Maybe it was because I was dating a lawyer. That's right! ME! Elizabeth Mendis, dating Clinton Law, big hot (definitely) shot lawyer! Steadily for 7 months now! It was weird, I would've never imagined myself going out with a lawyer and yet here I was doing exactly that.

As I packed another box my cell phone rang. I answered it. "Hey there Woody."

"Hey, and don't call me that."

"What? Woody?" I asked. I could just see him rolling his eyes. "Anyway what's up?"

"Have you found an apartment yet?" he asked. I sighed.

"No!" Apartments, good ones, in New York were just impossible to find. Beyond impossible in fact.

"Well good." Before I could start a steamy rant at him, he continued. "You see there's a opening in my apartment block. In my apartment actually."

"That sounds familiar, that line," I said slowly. Not registering what he said.

"No it's not," he said panicky. I starred hard at my box trying to think where I heard that from. I starred at the word 'books' written on my box for ages before I remembered.

"Meg Cabot! You just quoted Meg Cabot!" I shrieked.

"No, no, no, no!"

"Yes, yes, yes, ye- Wait, what did you ask me?"

"Oh, she remembers now!" He said sarcastically.

"You mean it? The apartment thing?" I asked almost in tears.

"Well I've seen you in the mornings so I won't get any hideous surprises," he said calmly. I laughed at the casualness. I didn't know what to say. This greek God, lawyer, charity giver, closet romantic wanted me, university student, messy eater, morning crank to move in with him! It was so unbelievable, so you wouldn't be surprised that I said the first thing that came to my head.

"I stole your umbrella," I blurted out randomly.

"OKaaay," he said laughing slightly. "I was wondering where that went to.
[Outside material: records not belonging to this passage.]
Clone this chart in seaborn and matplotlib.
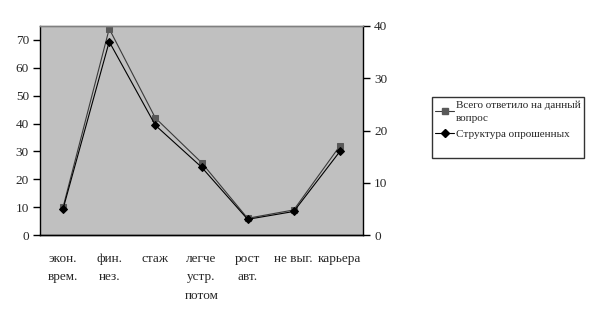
import matplotlib
matplotlib.use("Agg")
import matplotlib.pyplot as plt
import seaborn as sns
import pandas as pd
from matplotlib.lines import Line2D

categories = ["экон.\nврем.", "фин.\nнез.", "стаж", "легче\nустр.\nпотом", "рост\nавт.", "не выг.", "карьера"]
total_answered = [10, 74, 42, 26, 6, 9, 32]
structure = [5, 37, 21, 13, 3, 4.5, 16]
label_total = "Всего ответило на данный\nвопрос"
label_struct = "Структура опрошенных"

sns.set_style("white")
plt.rcParams['font.family'] = ['Liberation Serif', 'DejaVu Serif']
plt.rcParams['font.size'] = 9.5

df = pd.DataFrame({"x": range(len(categories)), "total": total_answered, "struct": structure})

fig = plt.figure(figsize=(5.92, 3.16), dpi=100)
ax = fig.add_axes([40/592, 81/316, 323/592, 209/316])
ax.set_facecolor("#C0C0C0")
ax2 = ax.twinx()

sns.lineplot(data=df, x="x", y="total", ax=ax, color="#3a3a3a", linewidth=0.8,
             marker="s", markersize=4.5, markerfacecolor="#595959", markeredgecolor="#595959")
sns.lineplot(data=df, x="x", y="struct", ax=ax2, color="black", linewidth=0.8,
             marker="D", markersize=4, markerfacecolor="black", markeredgecolor="black")

ax.set_xlim(-0.5, len(categories) - 0.5)
ax.set_ylim(0, 75)
ax2.set_ylim(0, 40)
ax.set_yticks(range(0, 80, 10))
ax2.set_yticks(range(0, 50, 10))
ax.set_xticks([i - 0.5 for i in range(len(categories) + 1)])
ax.set_xticklabels([])
ax.set_xticks(range(len(categories)), minor=True)
ax.set_xticklabels(categories, minor=True, linespacing=1.7, va="top")
ax.tick_params(axis="x", which="minor", length=0, pad=13)
ax.tick_params(axis="x", which="major", direction="inout", length=8, width=1, color="black")
ax.tick_params(axis="y", direction="out", length=5, width=1, color="black", pad=3)
ax2.tick_params(axis="y", direction="out", length=5, width=1, color="black", pad=3)
ax.set_xlabel("")
ax.set_ylabel("")
ax2.set_ylabel("")

for a in (ax, ax2):
    a.spines["left"].set_color("black")
    a.spines["bottom"].set_color("black")
    a.spines["right"].set_color("black")
    a.spines["top"].set_color("#808080")
    for s in a.spines.values():
        s.set_visible(True)
        s.set_linewidth(1)
ax.spines["right"].set_visible(False)
ax2.spines["left"].set_visible(False)

handles = [
    Line2D([], [], color="#3a3a3a", linewidth=0.8, marker="s", markersize=4.5,
           markerfacecolor="#595959", markeredgecolor="#595959"),
    Line2D([], [], color="black", linewidth=0.8, marker="D", markersize=4,
           markerfacecolor="black", markeredgecolor="black"),
    Line2D([], [], linestyle="none"),
]
leg = fig.legend(handles, [label_total, label_struct, " "], loc="upper left",
                 bbox_to_anchor=(432/592, 1 - 97/316), borderaxespad=0,
                 frameon=True, fancybox=False,
                 edgecolor="black", handlelength=1.7, handletextpad=0.15,
                 borderpad=0.3, labelspacing=0.55,
                 prop={"family": ["Liberation Serif", "DejaVu Serif"], "size": 8.0})
for t in leg.get_texts():
    t.set_linespacing(1.6)
leg.get_frame().set_linewidth(1)

fig.savefig("out.png", dpi=100)
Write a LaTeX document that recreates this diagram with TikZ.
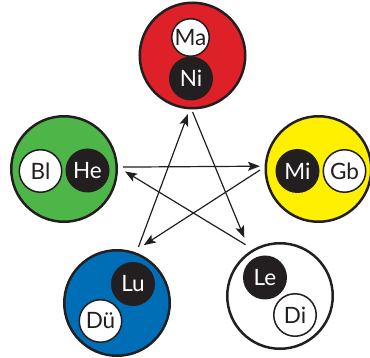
\documentclass[tikz,border=0pt]{standalone}
\usepackage{fontspec}
\setmainfont{Lato}
\usetikzlibrary{arrows.meta}
\definecolor{ink}{RGB}{35,31,32}
\definecolor{cred}{RGB}{222,32,40}
\definecolor{cgreen}{RGB}{78,182,72}
\definecolor{cyellow}{RGB}{255,240,0}
\definecolor{cblue}{RGB}{0,110,183}
\tikzset{
  outer/.style={circle, draw=ink, line width=2.5pt, minimum size=105.5pt, inner sep=0pt},
  dotfont/.style={font=\fontsize{22.5}{26}\selectfont},
  darkdot/.style={circle, fill=ink, text=white, minimum size=44pt, inner sep=0pt, dotfont},
  lightdot/.style={circle, fill=white, draw=ink, line width=1.5pt, minimum size=42.5pt, inner sep=0pt, text=ink, dotfont},
  arr/.style={line width=1.2pt, draw=ink, -{Stealth[length=12pt,width=9pt,inset=2.5pt]}}
}
\begin{document}
\begin{tikzpicture}[x=1pt,y=1pt]
\useasboundingbox (0,0) rectangle (370,-358);
% outer circles
\node[outer, fill=cred]    (red)    at (192.5,-55.5) {};
\node[outer, fill=cgreen]  (green)  at (64,-169) {};
\node[outer, fill=cyellow] (yellow) at (318.5,-169) {};
\node[outer, fill=cblue]   (blue)   at (117,-303) {};
\node[outer, fill=white]   (white)  at (280,-296) {};
% inner circles
\node[lightdot, minimum size=37.5pt] (ma) at (190.5,-37.5) {Ma};
\node[darkdot]  (ni) at (191,-78.5) {Ni};
\node[lightdot] (bl) at (40.5,-171) {Bl};
\node[darkdot]  (he) at (87.5,-170.5) {He};
\node[darkdot]  (mi) at (297.5,-171) {Mi};
\node[lightdot] (gb) at (344.5,-171) {Gb};
\node[darkdot]  (lu) at (133,-284) {Lu};
\node[lightdot] (du) at (100.5,-321) {Dü};
\node[darkdot]  (le) at (265,-277.5) {Le};
\node[lightdot] (di) at (295,-315) {Di};
% arrows
\draw[arr, shorten <=2.7pt, shorten >=14.5pt] (red.-91.6) -- (white.124.4);
\draw[arr, shorten <=6pt, shorten >=4.9pt] (blue.69.9) -- (red.-93);
\draw[arr, shorten <=5pt, shorten >=4.6pt] (green.2.1) -- (yellow.177.3);
\draw[arr, shorten <=8.7pt, shorten >=8.3pt] (white.120.7) -- (green.2.5);
\draw[arr, shorten <=5.4pt, shorten >=12pt] (yellow.178) -- (blue.72.5);
\end{tikzpicture}
\end{document}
Well that's OK, cos' I've stolen something more important."

"Oh what's that?" I asked nervously, looking around to see if I was missing anything, thought it was hard seeing as my stuff was all packed away. Most of it anyway. "What've you stolen that's so important to me?"

"Your heart."

Me: 3

Him: One million

My vocab!

Sleep-arounder – A nicer way of saying 'whore'. (Well that does the whole 'nicer-way-of-saying-it')

A/N I know the whole 'subway strike' thing is pretty much nonsense because I don't think New Yorkers can live without their subways right? (I could be talking about the food here too! Hehe!) Just pretend that happened, and if it did really happen well I guess you've found your next Einstein. No, don't look around! It's me!

So yeah, hope you like this mindless piece of nonsense, because it was all just nonsense. I've had a very emotional day today, it might be my sudden craze to jump about maniacally that I've done such a mad piece!

Thanks for reading the story even still, hope you got a laughing out of my craziness!! :D

DISCLAIMER - Anything you recognise e.g. Starbucks, I DO NOT OWN IT! :D Toodles!